- _What is needed_
Look for the line containing "Clone this chart" and the line containing "const startHour = 4776;"; retype them and all lines between, exactly, and leave out the pictures.

- _Supplied data_
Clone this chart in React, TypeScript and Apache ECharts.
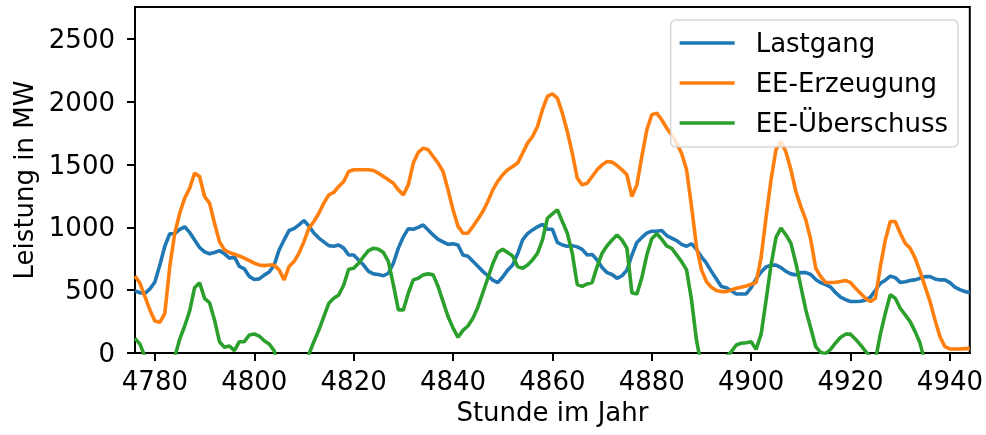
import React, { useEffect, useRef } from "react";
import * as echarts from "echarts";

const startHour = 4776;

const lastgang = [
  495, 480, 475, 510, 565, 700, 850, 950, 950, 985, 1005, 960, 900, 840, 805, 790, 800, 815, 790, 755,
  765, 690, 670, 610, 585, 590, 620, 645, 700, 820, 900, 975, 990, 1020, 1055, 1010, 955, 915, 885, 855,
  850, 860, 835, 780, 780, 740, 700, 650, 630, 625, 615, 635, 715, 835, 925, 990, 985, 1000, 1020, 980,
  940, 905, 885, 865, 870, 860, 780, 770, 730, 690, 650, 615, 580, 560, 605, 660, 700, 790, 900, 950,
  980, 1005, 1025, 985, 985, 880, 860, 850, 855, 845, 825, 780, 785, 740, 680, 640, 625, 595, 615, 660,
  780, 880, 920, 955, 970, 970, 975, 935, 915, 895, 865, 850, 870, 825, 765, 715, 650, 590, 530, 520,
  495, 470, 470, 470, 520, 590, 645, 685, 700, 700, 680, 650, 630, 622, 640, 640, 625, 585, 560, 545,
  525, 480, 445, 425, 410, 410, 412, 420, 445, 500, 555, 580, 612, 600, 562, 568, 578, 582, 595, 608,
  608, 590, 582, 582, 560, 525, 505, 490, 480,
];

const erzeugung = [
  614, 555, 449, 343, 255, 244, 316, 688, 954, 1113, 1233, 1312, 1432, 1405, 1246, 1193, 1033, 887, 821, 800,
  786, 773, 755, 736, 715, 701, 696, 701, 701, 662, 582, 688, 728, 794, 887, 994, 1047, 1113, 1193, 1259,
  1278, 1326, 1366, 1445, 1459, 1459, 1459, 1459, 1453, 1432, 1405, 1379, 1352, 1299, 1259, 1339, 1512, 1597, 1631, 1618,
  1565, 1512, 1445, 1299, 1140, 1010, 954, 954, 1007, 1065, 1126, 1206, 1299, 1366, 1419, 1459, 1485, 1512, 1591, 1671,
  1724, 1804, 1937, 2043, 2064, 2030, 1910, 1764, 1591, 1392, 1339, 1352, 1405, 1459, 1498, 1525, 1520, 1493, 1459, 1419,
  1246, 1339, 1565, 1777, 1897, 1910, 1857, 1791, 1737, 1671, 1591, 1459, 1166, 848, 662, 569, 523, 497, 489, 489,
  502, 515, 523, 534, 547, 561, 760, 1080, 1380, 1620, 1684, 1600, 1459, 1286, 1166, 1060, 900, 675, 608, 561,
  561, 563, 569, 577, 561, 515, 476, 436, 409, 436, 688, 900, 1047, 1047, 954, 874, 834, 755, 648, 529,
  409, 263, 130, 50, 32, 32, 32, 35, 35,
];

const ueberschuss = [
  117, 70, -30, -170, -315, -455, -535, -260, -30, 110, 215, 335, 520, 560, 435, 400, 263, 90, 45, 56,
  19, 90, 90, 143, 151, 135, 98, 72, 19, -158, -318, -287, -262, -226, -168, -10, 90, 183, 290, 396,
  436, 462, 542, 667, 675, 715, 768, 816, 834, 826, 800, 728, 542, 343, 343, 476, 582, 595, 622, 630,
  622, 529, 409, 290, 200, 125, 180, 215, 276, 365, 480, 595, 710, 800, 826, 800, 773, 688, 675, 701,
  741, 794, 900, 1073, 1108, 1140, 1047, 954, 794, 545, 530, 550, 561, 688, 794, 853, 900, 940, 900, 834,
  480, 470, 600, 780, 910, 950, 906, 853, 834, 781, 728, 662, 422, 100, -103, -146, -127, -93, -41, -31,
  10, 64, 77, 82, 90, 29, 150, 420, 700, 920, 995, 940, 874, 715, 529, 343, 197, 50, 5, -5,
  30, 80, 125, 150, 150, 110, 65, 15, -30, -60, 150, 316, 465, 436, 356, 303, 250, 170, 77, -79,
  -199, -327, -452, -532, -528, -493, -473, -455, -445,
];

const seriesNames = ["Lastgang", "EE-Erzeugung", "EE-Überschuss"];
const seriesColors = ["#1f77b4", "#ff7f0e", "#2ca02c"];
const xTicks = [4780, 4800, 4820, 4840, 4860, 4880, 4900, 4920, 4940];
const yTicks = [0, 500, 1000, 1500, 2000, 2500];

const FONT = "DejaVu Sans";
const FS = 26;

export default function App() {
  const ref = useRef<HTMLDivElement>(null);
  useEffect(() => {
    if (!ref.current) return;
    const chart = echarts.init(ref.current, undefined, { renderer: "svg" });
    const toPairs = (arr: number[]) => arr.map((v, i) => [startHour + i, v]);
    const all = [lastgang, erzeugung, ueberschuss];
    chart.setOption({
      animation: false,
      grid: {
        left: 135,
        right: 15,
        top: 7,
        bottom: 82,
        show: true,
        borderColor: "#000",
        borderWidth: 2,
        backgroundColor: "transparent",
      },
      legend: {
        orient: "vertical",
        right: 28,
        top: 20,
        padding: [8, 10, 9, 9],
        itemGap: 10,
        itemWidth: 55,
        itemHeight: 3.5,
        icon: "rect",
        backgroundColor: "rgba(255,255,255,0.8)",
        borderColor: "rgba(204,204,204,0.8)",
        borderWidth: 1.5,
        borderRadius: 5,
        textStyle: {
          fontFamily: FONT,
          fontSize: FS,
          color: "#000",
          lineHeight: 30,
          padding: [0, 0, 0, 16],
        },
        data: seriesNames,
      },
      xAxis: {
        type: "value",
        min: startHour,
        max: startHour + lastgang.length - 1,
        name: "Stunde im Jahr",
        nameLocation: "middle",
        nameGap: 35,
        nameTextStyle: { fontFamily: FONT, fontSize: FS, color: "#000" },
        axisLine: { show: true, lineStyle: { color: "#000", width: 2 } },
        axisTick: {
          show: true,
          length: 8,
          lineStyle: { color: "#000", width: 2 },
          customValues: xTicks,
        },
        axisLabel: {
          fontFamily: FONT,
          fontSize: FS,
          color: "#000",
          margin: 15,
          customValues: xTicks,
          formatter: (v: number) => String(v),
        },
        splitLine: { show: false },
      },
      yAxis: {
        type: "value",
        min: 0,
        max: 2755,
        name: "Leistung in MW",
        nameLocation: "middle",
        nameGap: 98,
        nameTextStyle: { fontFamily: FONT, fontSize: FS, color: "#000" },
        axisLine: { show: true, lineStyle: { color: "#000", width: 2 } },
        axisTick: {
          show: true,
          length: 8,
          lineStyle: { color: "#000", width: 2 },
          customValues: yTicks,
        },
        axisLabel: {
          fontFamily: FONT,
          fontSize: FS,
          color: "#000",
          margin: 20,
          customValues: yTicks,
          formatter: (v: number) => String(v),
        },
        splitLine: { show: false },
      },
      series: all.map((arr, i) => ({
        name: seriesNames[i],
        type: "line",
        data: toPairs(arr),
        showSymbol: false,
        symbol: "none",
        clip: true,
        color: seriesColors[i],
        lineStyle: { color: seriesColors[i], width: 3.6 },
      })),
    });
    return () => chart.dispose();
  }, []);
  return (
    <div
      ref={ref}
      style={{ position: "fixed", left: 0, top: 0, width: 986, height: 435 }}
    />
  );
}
==
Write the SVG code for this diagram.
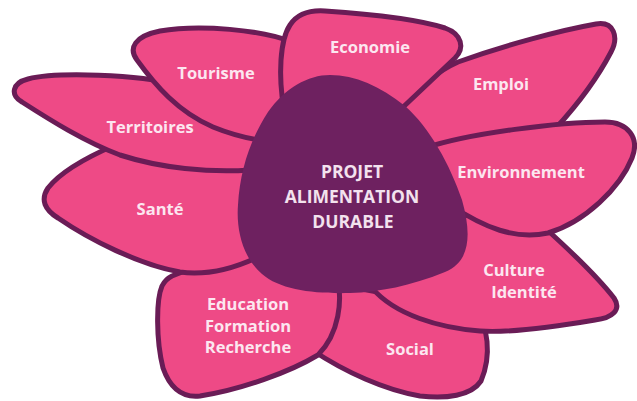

- _Answer in full_
Clone this chart in React, TypeScript and Apache ECharts.
import React, { useEffect, useRef } from "react";
import * as echarts from "echarts";

const startHour = 4776;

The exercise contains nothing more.